The Arizona state Senate will need to request routers and passwords that are being withheld by Maricopa County election officials to complete the audit of the 2020 election results, said an audit spokesman, while State Senate Leader Karen Fann said county executives still haven’t delivered several “missing items” related to a court-ordered subpoena issued earlier this year.
Randy Pullen, a spokesman and liaison for the effort, said Thursday that after speaking with state Senators, they will determine the next steps to take. Some electronic data stored by Maricopa County needs to be evaluated by the audit team.
“We have none of that information has been provided to us, and it’s something that the Senate will have to go back to the county and request those items,” he told reporters as the audit team was moving out of the Phoenix Coliseum on Thursday. “So again, it’s very difficult to complete the audit without getting that information.”
What’s at stake, Pullen explained, are a “few minor things” over software additions to Maricopa County’s systems. He didn’t elaborate on the software.
“We got some additional information for the county,” he added. “Apparently there was a difference on how many duplicate ballots there were per batch, so they gave us a new list and so we had to create software that took that data and compared it to our data to deal with the duplicate ballots.”
Republican Senate Majority Leader Karen Fann, in response to questions about the possibility of subpoenas being issued, told The Epoch Times that her office and auditors are “still waiting for the Maricopa County Supervisors to provide us with the missing items on the original subpoena as ordered by the court.”
“The Arizona Senate has extended our contract with the State Fairgrounds for two weeks at the Wesley Bolin building. Our vendor is finishing the aggregation process which is double and triple-checking the tallies of the hand counts, spreadsheet, tally sheets, image scanning etc.,” she continued in an email. “This is a critical step to ensure the tallies can be accurately verified which will give us a path forward in completing the audit.”
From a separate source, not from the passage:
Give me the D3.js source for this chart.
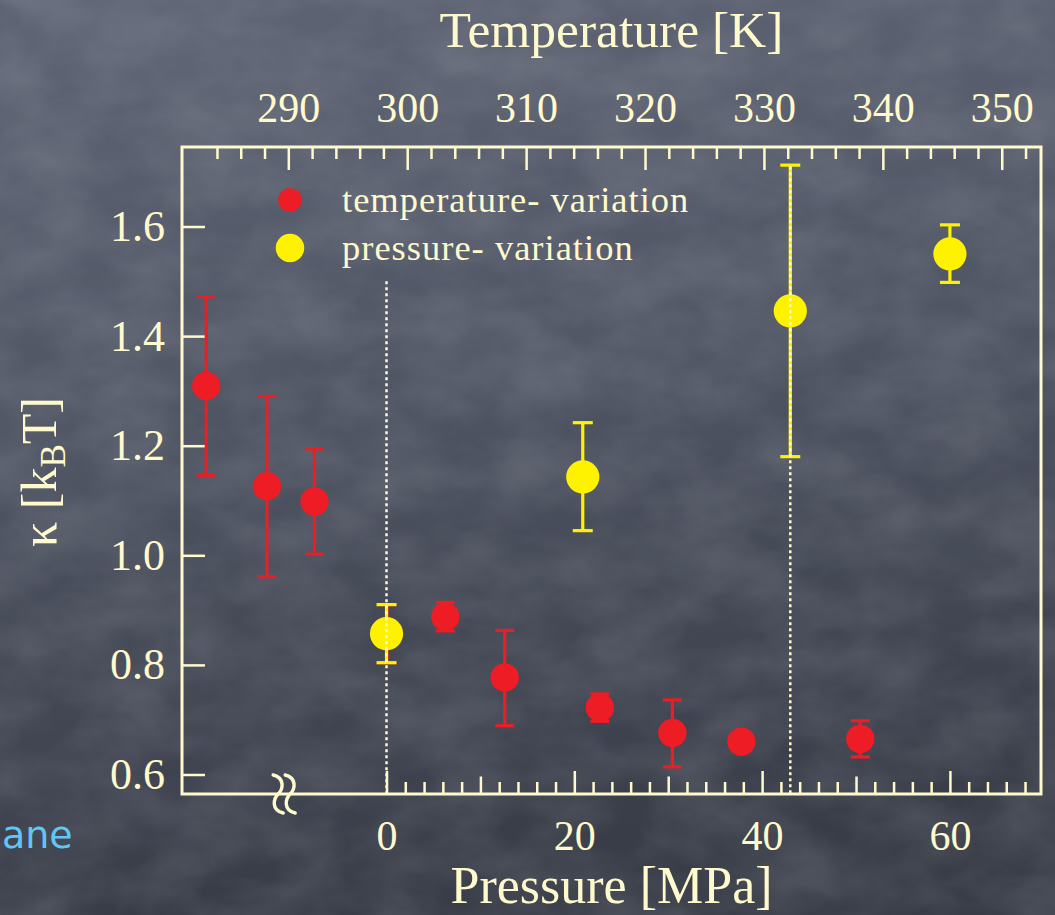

Before the audit commenced in late April, there was a back-and-forth legal battle between the Senate and Maricopa County’s executives. A judge ultimately ruled that the legislative body’s subpoenas were valid and could proceed with the audit.
Late last week, a spokesperson for the audit team confirmed that the paper ballot examination and counting phase of the audit is complete. More work is needed to be done offsite, and Republicans have said the final report will be released late in August or September.
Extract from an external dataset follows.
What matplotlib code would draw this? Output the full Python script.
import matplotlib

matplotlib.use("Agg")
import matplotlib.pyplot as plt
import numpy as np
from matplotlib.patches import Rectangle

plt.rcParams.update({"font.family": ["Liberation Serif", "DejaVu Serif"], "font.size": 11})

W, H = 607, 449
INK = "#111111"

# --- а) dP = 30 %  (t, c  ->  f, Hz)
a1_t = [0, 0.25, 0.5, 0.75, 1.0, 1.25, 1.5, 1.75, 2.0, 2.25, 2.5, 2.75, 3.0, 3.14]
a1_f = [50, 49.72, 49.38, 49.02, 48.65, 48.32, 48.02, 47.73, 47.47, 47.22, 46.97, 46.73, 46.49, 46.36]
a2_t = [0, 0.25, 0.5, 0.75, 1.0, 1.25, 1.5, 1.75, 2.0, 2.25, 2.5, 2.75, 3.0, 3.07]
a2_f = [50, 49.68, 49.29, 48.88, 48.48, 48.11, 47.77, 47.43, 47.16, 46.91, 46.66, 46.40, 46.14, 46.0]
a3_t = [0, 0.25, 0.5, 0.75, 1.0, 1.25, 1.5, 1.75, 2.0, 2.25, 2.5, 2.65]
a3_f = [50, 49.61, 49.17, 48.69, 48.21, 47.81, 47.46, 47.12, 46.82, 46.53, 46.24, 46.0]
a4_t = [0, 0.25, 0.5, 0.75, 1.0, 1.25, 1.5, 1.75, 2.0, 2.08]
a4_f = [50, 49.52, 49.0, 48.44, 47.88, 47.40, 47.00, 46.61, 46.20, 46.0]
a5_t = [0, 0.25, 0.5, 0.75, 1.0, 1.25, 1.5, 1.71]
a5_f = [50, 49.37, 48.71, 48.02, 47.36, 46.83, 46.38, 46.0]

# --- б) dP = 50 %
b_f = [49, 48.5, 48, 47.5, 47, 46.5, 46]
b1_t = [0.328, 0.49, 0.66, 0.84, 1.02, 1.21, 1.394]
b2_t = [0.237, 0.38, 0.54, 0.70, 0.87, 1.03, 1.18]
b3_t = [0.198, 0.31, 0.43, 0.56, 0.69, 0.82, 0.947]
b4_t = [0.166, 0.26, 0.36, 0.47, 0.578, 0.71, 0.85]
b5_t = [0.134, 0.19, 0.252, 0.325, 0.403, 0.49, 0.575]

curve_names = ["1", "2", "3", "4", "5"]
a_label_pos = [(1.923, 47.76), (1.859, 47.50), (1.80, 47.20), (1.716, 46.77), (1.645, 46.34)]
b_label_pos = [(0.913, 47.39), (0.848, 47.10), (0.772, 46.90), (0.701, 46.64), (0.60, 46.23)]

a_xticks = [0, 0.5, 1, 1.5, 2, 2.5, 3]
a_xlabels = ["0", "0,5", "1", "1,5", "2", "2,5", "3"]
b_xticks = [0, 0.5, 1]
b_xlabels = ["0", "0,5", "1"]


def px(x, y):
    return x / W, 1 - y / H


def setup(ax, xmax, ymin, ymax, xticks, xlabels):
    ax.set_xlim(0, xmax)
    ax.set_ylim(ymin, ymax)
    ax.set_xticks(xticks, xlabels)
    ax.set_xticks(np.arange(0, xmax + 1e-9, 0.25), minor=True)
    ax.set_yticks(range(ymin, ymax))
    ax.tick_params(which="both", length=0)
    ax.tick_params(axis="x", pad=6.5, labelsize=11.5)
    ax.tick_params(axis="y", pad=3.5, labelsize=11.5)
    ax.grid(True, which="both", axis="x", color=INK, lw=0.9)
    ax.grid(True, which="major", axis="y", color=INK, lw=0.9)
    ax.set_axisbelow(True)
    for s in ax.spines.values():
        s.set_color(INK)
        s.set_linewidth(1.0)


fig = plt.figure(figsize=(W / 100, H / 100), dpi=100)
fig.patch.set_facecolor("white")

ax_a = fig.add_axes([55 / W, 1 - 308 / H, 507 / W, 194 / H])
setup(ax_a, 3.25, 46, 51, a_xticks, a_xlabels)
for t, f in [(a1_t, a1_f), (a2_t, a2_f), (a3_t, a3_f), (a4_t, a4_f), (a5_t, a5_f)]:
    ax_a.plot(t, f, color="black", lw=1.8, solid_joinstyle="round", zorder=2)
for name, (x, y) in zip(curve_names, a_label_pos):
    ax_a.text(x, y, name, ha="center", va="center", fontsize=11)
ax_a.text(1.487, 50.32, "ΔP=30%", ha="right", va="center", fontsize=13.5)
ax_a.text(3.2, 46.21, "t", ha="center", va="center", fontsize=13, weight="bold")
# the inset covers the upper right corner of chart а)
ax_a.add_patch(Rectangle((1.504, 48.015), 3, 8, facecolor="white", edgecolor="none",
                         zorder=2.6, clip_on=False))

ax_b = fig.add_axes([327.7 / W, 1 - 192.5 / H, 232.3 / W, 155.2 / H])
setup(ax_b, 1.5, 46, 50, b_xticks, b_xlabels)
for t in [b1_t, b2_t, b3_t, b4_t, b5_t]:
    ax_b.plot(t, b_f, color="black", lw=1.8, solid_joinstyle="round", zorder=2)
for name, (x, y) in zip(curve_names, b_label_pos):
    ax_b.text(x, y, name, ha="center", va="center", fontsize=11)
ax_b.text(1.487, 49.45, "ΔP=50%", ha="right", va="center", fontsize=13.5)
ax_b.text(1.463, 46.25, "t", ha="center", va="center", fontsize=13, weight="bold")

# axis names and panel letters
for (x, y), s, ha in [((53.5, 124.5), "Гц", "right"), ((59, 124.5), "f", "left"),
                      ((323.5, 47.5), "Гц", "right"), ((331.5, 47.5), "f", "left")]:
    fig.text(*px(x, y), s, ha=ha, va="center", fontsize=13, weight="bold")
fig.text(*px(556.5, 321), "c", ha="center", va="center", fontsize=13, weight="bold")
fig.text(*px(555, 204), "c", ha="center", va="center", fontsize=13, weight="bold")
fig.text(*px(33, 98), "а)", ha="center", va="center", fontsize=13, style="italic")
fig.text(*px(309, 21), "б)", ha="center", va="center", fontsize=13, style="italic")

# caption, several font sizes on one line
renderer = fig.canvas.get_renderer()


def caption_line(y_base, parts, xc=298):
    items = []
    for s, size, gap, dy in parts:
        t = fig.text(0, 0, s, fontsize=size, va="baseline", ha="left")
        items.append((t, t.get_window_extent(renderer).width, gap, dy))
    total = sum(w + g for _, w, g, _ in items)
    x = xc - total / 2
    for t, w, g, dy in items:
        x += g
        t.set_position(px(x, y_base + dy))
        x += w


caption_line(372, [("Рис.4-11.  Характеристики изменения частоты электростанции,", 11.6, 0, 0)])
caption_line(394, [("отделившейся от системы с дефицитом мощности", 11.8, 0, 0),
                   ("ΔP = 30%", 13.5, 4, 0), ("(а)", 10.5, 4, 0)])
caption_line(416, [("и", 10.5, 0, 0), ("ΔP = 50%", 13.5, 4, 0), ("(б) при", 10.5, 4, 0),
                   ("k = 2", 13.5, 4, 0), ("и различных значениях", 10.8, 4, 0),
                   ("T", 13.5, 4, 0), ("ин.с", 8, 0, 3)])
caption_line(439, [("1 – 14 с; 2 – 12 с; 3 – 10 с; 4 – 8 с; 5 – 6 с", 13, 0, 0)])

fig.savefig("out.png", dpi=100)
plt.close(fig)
Another liaison, Ken Bennett—a former Arizona secretary of state—told NBC News that the count is finished but, according to him, “the audit is just starting.” Election reviewers, Bennett added, recently obtained documents that are crucial to the process.
“Those documents are critical to understanding how many ballots were taken out of every almost every batch and sent to duplication and therefore have to be accounted for in accounting for all of the ballots,” he said Thursday, referring to the logs about duplicate ballots. Those records, Bennett added, were obtained through AUDIT USA, an outside group supporting the audit.
Democrats and legacy news outlets have frequently characterized the audit as being politically motivated as well as being fraught with errors and security lapses. Fann and other Republicans have categorically denied the claims.
And Maricopa County, meanwhile, declared that the election equipment that was reviewed by the auditors was compromised, announcing in a press release that the machines would be replaced. Fann described Maricopa County’s letter as another “attack on the audit” and argued Maricopa cannot provide any evidence suggesting the machines were “tampered with.”
Maricopa County has not yet responded to a request for comment about the possibility of new subpoenas. A spokesperson for the county told NBC that the Senate has not subpoenaed the logs about the duplicate ballots, saying that it fulfilled a request to hand over the documents after an AUDIT USA request in mid-June.